AIDS and HIV Information
Truvada and PrEP: What is Truvada?
According to a 2016 CDC (Centers for Disease Control) report, men who have sex with men (MSM) accounted for 67% of all HIV diagnoses and 83% of diagnoses among males. Diagnoses also increased by 4% among African American gay and bisexual men, while it has declined by 16% in women. Despite increasing awareness and approval of HIV preventive meds, the number of HIV infections, between 2011 and 2015, seemed to rise in some population groups.
In 2012, HIV pre-exposure prophylaxis was approved by the US FDA for uninfected persons who are at high risk of infection. It includes taking antiretroviral drugs daily before potential HIV exposure. The only sanctioned pills for PrEP is Truvada. But PrEP is more than just an anti-HIV pill. PrEP is a program that requires regular visits with your healthcare provider, routine HIV and STD screening, sexual health counseling, medical monitoring, and adherence support. While there are more people now who have access to PrEP, there are still so much to be done. HIV rates remain high in young MSM groups: gay black men, transgender women, and bisexual men.
What is Truvada?
Truvada is the only FDA-approved antiretroviral PrEP regimen for individuals who are at high risk of HIV infection. Good candidates for treatment include those who do not always use male or female condoms, patients who do not know the status of their partners, those who have been diagnosed with STIs and people who inject drugs. 2 The combination pill contains two potent drugs emtricitabine and tenofovir disoproxil fumarate. These drugs are also commercially available in separate preparations. Truvada is also used in combination with other antiretroviral meds to treat patients who are already infected. It has been available for more than a decade for such indication, but was only approved for PrEP use in 2012. HIV-positive individuals should not take Truvada alone, as it requires another drug dolutegravir (Tivicay) or raltegravir (Isentress) to be effective. Truvada works by preventing the virus from reproducing and establishing itself into your system. There is still no cure for HIV, so once the virus invades your immune system and replicates, they’ll be there for life. If it remains untreated, it will progress into full-blown AIDS – the last stage of HIV, which is fatal.
How to qualify for PrEP?
Before securing a prescription for Truvada, you must first test negative for HIV. For the drug to be effective, it must be taken daily. Missing a dose or altering your dose will put you at risk of contracting the virus should you get exposed. The most important things for PrEP to be successful are adherence and consistency. You should be open and honest with your healthcare provider about your sexual activity and HIV risks. You will be advised to visit your doctor every months to screen for HIV, pregnancy, and other sexually transmitted infections. You will also be monitored for potential side effects and toxicities from PrEP medications.
What Truvada doesn’t do?
Truvada is not a vaccine.
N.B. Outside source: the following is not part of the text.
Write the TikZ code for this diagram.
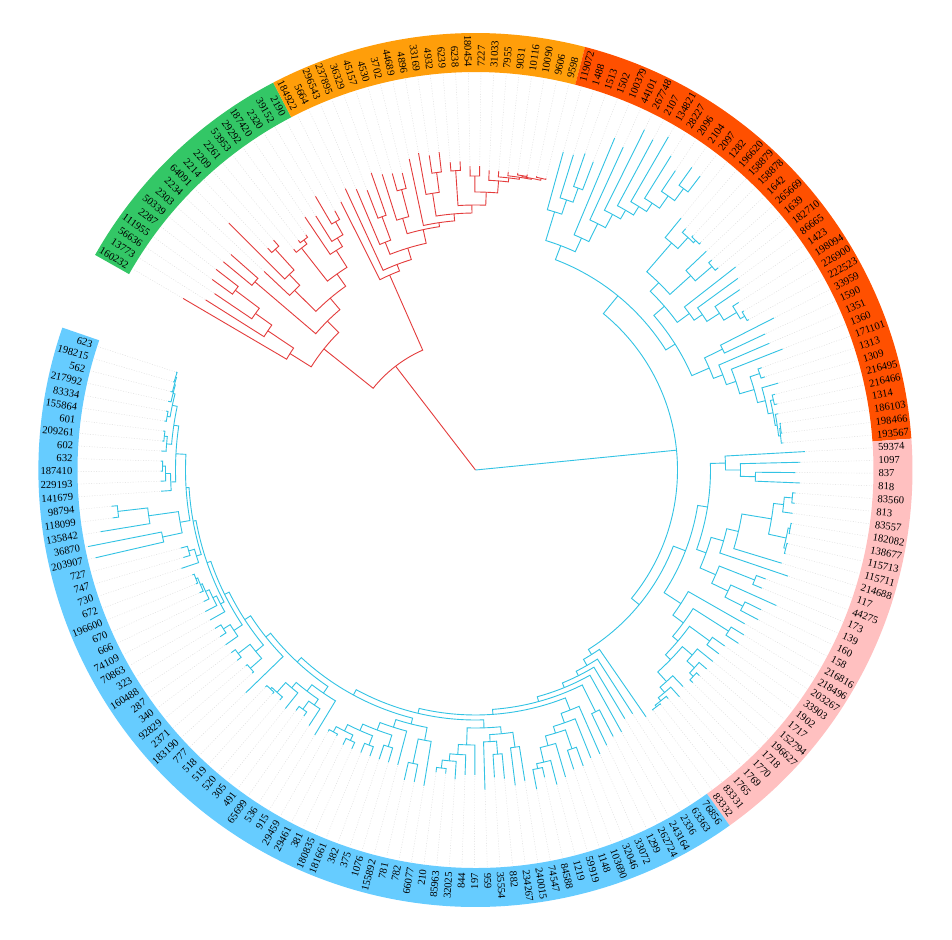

Taking it doesn’t mean you will be immune to the virus, but taking it properly and consistently will lower your risk by over 90%. While there are many individuals who would stop using condoms while on PrEP, one should be aware that Truvada wouldn’t protect anyone from getting STIs such as chlamydia, herpes, gonorrhea, and syphilis. To further reduce your risk, Truvada must be used in combination with safer sex practices. 4 Taking Truvada while you have an undiagnosed HIV infection can result to drug resistant HIV strains. Health care providers must observe if there are signs and symptoms of acute HIV infection and immediately test for the patient’s status. Patients with hepatitis B virus (HBV), who cease to take Truvada, may experience acute worsening of HBV. Closely monitor the patient’s hepatic function for several months before discontinuing treatment. Anti-HBV therapy may be initiated if necessary.
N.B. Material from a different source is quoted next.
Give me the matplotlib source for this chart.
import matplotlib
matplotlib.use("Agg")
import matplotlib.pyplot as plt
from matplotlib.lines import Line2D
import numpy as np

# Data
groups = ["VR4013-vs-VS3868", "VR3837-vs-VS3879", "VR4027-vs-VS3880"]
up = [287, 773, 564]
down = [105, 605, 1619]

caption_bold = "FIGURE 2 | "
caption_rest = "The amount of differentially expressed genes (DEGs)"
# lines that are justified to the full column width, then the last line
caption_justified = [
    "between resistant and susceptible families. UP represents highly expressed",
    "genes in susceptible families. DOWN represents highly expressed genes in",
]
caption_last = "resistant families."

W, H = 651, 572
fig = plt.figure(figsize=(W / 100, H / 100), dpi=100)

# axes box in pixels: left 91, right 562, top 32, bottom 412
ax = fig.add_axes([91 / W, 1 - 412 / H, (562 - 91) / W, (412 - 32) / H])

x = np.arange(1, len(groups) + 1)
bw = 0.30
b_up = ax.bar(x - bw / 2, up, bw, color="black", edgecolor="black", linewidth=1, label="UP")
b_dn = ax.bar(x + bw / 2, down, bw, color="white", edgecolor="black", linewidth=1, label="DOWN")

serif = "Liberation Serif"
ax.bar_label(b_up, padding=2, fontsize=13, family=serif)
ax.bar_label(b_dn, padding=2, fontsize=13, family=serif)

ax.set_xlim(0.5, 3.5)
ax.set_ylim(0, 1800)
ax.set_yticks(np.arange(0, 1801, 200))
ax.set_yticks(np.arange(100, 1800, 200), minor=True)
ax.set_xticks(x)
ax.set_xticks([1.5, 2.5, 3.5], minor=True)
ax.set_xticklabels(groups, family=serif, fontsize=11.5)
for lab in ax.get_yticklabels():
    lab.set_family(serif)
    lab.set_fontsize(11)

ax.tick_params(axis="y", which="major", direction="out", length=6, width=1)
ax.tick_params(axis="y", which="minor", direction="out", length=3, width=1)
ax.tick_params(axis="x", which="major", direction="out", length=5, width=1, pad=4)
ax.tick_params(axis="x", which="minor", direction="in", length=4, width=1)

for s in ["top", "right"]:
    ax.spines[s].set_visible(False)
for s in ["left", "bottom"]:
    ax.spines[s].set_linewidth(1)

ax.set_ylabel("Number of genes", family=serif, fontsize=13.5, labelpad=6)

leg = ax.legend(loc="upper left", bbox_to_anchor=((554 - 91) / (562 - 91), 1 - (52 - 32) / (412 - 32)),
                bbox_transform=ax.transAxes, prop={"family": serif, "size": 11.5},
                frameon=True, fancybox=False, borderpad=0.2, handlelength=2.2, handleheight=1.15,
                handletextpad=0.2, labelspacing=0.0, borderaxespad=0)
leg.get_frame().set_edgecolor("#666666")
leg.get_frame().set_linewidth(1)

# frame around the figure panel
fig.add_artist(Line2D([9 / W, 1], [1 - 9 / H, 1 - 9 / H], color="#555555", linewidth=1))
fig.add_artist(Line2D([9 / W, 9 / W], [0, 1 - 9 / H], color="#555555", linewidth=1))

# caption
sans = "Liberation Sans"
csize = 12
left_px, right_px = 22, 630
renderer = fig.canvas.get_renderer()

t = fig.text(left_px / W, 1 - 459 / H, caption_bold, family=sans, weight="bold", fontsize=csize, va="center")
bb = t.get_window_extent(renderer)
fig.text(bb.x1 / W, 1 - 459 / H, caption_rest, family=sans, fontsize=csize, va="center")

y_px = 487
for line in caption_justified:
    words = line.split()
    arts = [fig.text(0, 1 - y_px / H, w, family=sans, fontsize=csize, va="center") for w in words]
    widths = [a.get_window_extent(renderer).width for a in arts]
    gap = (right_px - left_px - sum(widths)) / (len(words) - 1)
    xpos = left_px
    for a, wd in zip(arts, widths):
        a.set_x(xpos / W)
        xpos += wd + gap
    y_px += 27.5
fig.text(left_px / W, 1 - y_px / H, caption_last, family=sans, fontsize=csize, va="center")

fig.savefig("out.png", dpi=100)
Because there is no cure for HIV and a vaccine is still being explored, the only way you can reduce your chance of being infected is by taking PrEP and protecting yourself from exposure through abstinence, condom use, and abstaining from injection drug use. Taking Truvada is not an excuse to have condomless sex or doing risky sex with multiple partners. Consult your healthcare provider if you have other options aside from Truvada. If accidental exposure occurs, ask if you are eligible for post-exposure prophylaxis (PEP).